_EXERCISE DIRECTIONS:_
No pictures belong in the copy; return exactly the lines from the one with "Write the Altair code for this chart." through the one with "import pandas as pd", both ends included, and nothing else.

_GIVEN ENTRIES:_
==========
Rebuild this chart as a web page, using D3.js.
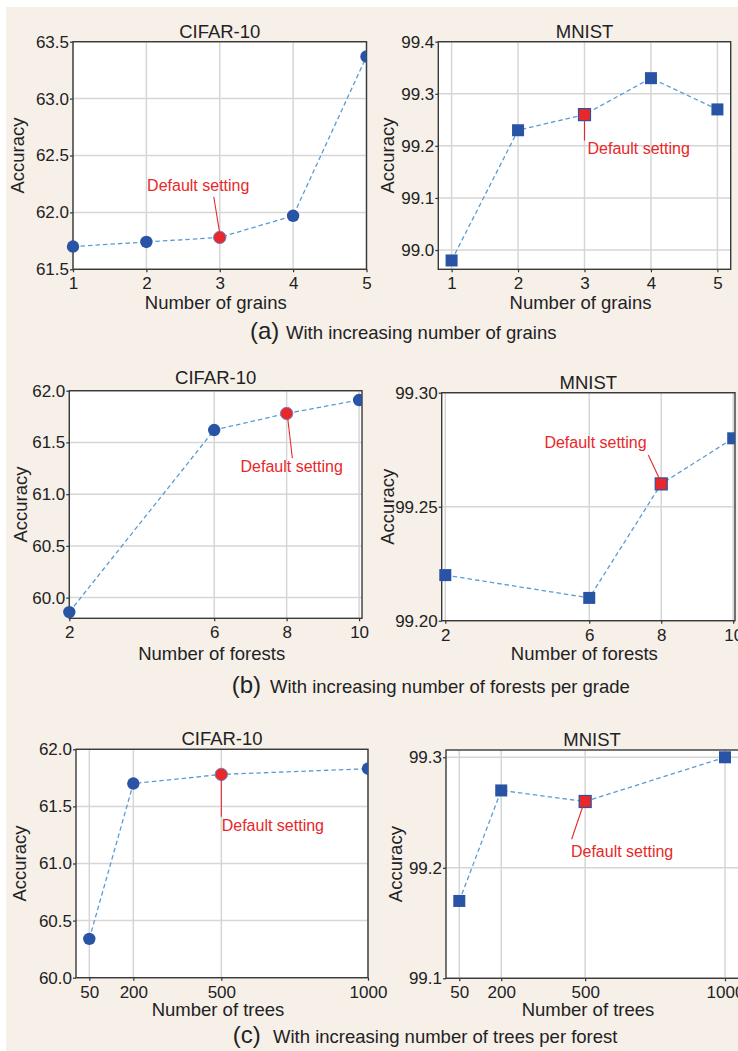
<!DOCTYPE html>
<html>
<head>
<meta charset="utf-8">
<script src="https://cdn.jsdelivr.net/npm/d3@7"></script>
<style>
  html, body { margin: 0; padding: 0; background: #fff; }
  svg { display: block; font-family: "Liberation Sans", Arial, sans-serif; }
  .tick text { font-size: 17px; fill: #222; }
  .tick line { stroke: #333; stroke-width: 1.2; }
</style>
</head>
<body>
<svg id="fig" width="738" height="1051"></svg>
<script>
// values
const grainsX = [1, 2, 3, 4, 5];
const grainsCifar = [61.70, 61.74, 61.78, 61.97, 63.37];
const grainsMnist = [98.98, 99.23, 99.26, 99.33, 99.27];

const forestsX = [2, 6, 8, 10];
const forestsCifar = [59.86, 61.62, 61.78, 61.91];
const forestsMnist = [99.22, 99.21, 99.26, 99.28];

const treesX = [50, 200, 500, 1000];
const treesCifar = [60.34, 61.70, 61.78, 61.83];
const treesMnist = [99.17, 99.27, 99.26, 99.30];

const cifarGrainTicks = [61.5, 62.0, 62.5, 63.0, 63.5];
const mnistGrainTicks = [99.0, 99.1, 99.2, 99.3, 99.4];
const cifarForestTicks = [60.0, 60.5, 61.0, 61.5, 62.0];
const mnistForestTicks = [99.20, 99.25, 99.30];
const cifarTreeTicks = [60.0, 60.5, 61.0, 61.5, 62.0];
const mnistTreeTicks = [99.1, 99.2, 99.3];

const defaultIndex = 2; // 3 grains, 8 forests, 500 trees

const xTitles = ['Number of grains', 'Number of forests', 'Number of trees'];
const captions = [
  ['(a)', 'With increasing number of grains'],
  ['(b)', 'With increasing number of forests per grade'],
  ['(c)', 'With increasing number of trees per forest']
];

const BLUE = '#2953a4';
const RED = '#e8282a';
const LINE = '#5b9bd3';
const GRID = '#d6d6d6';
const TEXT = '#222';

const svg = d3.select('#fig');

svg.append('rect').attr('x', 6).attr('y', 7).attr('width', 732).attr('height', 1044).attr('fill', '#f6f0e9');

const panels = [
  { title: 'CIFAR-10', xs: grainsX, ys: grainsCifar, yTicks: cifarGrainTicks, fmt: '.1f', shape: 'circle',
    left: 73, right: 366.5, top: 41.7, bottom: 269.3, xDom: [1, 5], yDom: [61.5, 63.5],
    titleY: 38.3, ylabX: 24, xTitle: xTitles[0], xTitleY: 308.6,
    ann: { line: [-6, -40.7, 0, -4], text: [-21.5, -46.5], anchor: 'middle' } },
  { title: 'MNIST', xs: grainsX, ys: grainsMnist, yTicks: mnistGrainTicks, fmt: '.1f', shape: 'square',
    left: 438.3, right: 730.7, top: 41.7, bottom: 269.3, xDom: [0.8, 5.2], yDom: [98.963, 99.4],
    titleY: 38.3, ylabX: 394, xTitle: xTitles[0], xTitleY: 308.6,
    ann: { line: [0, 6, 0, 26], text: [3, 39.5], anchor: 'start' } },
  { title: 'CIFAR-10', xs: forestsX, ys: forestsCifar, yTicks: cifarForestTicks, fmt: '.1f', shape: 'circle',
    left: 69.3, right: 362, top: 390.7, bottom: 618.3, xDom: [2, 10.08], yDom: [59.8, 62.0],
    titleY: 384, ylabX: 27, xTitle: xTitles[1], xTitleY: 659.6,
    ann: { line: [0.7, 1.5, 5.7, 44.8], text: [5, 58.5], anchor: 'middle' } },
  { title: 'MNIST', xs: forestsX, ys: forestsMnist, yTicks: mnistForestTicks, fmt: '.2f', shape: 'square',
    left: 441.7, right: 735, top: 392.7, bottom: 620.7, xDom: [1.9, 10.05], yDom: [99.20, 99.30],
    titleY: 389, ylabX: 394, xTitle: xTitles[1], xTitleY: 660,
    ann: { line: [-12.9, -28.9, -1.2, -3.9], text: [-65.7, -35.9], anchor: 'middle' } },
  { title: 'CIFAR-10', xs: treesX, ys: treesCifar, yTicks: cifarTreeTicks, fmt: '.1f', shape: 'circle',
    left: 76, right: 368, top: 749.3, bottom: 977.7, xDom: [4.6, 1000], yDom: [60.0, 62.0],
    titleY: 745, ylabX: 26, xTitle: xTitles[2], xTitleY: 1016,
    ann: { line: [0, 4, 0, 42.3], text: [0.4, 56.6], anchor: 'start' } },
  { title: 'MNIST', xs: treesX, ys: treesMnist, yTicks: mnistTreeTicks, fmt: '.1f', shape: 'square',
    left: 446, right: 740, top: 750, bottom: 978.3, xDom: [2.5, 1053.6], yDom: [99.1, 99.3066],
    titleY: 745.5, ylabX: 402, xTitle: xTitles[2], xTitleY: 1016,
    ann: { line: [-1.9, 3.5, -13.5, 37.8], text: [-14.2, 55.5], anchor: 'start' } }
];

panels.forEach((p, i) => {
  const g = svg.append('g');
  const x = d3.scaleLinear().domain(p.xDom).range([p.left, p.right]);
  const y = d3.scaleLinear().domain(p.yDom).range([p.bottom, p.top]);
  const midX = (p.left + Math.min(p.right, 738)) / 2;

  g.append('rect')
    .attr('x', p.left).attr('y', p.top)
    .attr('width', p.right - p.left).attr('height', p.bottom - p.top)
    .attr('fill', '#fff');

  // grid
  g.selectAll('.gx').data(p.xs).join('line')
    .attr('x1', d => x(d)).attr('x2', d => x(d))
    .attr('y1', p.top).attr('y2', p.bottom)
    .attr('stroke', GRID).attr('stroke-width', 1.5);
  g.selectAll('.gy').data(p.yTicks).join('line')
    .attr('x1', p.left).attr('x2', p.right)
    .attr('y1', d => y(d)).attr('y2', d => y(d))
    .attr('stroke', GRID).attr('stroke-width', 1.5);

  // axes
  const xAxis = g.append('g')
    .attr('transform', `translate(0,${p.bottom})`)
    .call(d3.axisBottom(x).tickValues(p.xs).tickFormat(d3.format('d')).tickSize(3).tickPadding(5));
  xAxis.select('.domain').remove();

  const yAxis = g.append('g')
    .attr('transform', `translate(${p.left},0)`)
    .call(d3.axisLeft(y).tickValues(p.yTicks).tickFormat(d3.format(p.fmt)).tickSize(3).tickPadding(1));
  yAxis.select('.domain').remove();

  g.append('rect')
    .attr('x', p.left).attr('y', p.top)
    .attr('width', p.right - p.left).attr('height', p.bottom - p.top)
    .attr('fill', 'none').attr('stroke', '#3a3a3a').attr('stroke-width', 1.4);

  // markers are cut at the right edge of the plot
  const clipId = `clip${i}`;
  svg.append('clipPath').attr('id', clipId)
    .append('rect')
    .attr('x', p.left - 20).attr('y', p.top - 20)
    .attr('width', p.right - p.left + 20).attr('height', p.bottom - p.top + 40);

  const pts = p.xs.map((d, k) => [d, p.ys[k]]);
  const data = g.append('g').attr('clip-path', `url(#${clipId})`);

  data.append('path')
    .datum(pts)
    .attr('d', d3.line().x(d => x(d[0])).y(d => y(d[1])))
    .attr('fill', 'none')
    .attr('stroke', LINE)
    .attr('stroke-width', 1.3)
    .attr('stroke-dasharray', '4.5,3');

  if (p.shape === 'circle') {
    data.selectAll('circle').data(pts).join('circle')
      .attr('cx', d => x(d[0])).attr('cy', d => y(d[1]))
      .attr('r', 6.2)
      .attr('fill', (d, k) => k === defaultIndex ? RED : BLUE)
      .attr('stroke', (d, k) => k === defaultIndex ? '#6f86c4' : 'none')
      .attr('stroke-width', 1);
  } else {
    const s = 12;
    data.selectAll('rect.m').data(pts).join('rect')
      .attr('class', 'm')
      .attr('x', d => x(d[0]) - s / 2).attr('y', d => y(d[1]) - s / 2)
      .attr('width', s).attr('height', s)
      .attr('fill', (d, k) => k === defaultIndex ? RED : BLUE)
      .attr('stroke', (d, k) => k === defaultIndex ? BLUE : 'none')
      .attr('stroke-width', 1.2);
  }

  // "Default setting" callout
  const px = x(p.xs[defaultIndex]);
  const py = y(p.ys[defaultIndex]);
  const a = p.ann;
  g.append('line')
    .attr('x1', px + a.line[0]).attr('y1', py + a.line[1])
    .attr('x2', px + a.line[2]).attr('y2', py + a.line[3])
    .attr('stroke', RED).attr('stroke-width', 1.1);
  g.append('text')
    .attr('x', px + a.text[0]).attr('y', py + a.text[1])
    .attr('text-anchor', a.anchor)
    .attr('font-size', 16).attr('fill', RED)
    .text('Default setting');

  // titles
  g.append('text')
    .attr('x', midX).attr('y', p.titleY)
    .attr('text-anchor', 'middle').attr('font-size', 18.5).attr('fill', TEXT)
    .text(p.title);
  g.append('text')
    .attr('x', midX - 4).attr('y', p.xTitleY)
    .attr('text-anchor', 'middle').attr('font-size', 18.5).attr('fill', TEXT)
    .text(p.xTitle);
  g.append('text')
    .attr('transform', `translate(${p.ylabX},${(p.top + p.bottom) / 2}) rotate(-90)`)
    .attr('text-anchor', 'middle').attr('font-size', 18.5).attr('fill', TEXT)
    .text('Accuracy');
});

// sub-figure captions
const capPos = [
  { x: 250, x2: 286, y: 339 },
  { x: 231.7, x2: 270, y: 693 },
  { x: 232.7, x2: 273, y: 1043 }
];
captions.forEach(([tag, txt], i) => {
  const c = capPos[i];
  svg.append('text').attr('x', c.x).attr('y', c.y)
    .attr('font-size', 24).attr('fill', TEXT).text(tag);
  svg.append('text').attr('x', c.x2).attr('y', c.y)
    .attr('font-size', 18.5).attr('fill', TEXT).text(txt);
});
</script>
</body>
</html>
==========
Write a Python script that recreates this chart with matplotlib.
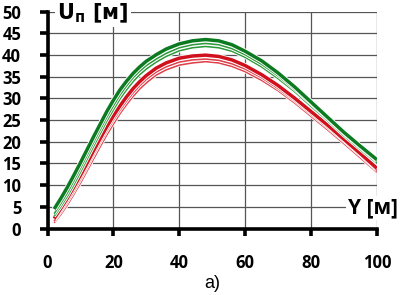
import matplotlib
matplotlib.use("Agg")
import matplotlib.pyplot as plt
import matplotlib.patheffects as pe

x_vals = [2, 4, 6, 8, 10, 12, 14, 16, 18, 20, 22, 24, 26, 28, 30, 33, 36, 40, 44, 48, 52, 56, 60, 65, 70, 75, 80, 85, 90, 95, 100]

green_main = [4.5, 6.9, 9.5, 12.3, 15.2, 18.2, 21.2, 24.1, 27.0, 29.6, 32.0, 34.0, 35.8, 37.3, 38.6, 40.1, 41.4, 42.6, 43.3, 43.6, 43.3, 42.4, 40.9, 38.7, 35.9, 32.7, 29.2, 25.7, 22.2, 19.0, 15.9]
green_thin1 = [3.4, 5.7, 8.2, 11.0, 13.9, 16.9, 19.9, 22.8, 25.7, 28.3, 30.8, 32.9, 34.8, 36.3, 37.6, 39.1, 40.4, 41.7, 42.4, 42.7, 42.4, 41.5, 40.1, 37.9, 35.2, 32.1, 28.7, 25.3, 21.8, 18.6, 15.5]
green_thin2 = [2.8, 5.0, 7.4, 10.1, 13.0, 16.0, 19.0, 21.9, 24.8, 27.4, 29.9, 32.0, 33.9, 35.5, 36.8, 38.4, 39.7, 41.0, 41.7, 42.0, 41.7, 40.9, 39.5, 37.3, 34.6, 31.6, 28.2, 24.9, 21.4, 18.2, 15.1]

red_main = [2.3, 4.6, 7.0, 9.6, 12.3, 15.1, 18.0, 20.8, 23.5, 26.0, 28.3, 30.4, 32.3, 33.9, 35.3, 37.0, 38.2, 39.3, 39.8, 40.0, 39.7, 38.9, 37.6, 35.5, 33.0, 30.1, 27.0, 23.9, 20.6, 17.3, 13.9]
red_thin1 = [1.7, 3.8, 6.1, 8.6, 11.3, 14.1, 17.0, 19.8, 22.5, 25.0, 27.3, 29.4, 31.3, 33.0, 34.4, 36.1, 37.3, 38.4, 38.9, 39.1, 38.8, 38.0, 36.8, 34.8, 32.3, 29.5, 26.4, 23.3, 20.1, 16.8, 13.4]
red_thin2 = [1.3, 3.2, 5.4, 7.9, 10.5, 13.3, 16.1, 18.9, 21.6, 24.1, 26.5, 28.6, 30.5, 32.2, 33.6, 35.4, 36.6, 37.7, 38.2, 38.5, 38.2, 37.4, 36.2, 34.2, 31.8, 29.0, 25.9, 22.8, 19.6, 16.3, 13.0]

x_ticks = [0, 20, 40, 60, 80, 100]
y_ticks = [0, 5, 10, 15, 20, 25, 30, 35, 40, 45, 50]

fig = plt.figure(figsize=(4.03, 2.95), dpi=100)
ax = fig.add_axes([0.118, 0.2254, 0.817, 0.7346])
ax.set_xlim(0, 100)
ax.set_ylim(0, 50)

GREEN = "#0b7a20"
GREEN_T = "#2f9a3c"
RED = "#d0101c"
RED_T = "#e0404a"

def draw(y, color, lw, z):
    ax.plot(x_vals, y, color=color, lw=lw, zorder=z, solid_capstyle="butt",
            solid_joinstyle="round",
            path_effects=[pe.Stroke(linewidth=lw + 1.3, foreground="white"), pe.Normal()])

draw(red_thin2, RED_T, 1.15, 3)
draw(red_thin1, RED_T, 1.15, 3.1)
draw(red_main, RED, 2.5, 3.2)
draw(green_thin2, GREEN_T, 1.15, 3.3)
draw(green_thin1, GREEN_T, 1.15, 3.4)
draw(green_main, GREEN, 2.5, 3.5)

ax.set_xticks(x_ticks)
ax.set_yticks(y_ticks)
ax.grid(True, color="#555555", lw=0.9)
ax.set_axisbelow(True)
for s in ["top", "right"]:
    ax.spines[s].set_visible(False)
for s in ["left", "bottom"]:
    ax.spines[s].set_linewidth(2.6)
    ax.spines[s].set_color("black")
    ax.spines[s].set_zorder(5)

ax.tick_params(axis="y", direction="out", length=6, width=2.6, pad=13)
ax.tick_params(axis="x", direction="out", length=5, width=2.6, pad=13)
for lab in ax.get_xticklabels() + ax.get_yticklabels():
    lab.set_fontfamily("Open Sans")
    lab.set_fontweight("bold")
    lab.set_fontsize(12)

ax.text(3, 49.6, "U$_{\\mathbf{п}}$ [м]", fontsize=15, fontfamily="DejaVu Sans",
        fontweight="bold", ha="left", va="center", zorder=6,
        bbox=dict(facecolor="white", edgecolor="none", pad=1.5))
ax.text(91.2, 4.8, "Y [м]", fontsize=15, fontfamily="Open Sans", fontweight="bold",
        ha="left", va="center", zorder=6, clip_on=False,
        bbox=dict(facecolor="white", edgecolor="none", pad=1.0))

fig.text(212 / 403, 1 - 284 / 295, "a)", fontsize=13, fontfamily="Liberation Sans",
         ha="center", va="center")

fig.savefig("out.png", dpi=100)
==========
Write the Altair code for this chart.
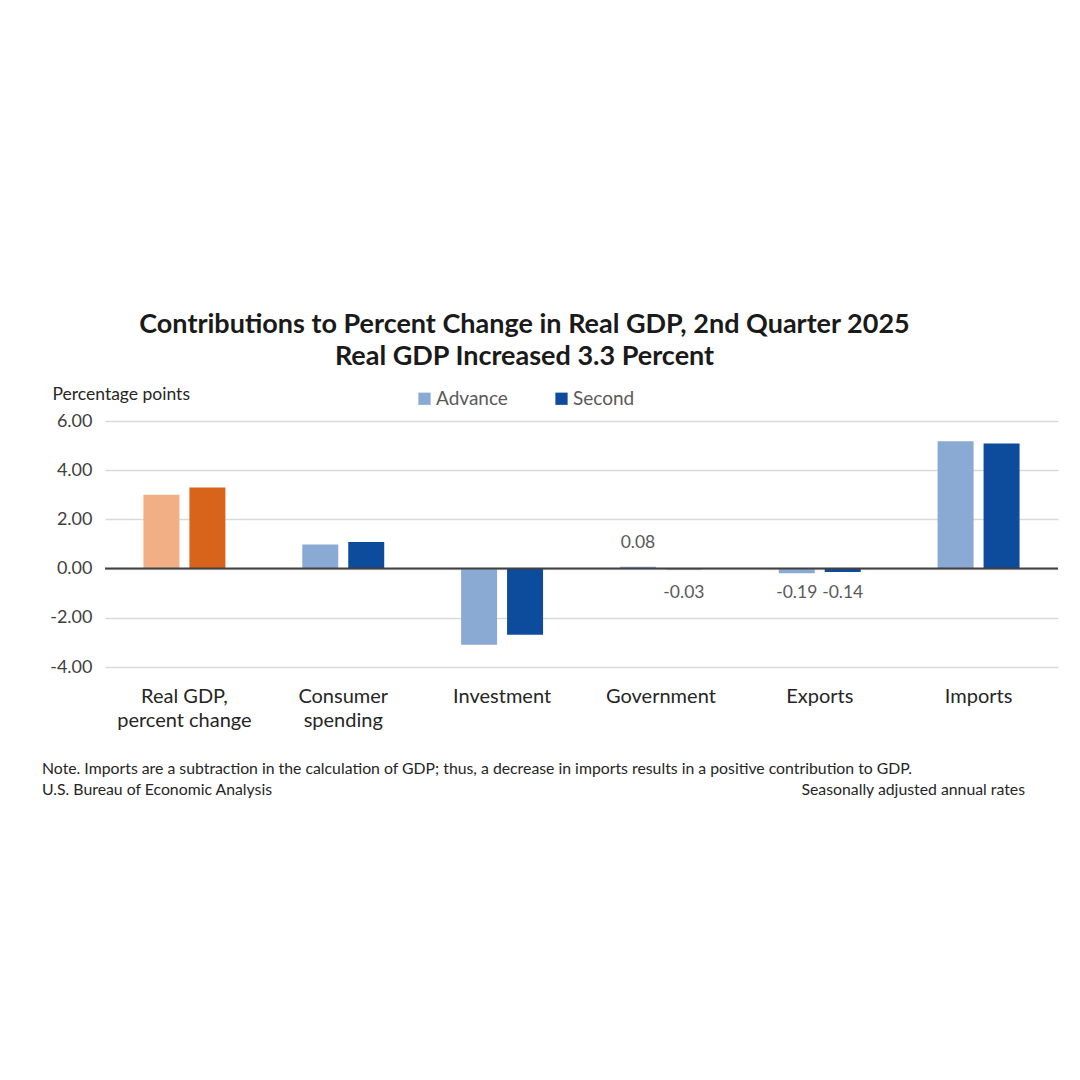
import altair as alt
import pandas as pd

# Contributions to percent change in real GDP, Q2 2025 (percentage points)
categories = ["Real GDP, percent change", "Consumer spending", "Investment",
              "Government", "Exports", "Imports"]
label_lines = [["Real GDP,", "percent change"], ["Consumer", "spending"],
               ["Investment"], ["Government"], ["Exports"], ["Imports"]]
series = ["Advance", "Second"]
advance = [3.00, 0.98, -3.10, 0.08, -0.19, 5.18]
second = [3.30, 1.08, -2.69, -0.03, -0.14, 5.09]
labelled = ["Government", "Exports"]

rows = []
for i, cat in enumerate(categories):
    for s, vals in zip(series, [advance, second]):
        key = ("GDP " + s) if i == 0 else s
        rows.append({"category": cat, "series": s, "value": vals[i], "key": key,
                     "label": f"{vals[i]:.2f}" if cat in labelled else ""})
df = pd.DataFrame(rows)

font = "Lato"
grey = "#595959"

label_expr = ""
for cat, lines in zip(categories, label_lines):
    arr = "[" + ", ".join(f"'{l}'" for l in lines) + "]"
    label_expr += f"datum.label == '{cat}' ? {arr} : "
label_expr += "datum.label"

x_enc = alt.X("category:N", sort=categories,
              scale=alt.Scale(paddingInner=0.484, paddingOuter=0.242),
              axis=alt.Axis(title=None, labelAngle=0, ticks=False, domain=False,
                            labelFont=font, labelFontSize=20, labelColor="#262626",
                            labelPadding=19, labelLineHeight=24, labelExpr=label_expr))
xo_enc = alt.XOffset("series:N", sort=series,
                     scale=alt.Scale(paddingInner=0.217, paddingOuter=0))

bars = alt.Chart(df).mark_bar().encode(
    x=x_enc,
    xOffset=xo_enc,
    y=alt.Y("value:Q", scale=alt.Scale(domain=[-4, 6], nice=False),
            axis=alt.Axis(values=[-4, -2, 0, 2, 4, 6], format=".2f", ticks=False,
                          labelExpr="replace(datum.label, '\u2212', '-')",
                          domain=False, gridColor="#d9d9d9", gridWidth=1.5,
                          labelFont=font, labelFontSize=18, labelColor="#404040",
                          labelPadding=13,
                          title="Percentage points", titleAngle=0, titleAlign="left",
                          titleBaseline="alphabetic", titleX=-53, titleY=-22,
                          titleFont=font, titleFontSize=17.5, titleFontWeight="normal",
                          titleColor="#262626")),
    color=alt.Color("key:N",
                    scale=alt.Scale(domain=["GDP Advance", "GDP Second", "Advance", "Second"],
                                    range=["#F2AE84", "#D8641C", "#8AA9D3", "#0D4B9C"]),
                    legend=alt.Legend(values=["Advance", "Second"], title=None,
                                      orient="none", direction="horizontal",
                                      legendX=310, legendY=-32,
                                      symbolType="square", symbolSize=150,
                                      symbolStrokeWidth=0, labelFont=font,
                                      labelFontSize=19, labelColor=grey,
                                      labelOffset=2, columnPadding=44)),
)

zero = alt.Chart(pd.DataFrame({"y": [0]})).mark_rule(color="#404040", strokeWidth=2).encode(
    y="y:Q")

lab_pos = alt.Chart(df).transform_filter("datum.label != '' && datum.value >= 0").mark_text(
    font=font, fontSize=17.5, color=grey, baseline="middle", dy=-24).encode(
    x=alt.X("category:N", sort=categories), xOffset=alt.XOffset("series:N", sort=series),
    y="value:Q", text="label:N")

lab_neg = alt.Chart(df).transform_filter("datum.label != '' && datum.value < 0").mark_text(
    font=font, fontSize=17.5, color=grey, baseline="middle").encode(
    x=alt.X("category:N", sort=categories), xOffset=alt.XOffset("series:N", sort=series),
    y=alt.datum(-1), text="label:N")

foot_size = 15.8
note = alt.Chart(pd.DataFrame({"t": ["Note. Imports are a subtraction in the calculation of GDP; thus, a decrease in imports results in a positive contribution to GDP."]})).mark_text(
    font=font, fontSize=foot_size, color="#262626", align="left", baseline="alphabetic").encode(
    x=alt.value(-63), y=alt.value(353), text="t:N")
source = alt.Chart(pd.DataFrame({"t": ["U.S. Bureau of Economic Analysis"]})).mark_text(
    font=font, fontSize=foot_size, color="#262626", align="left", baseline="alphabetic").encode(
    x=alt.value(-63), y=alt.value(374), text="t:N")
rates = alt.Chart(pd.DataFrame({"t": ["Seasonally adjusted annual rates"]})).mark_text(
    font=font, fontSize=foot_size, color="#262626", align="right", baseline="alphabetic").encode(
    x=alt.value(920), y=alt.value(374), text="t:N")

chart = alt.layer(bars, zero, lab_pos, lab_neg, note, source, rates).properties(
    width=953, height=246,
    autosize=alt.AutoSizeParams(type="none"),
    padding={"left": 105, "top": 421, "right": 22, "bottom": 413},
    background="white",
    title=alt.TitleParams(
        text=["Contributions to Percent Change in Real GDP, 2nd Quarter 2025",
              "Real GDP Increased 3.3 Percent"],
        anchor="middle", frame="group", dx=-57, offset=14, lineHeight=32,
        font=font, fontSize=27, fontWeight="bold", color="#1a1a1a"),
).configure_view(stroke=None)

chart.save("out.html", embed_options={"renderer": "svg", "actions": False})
==========
_TASK ANSWER:_
Write the Altair code for this chart.
import altair as alt
import pandas as pd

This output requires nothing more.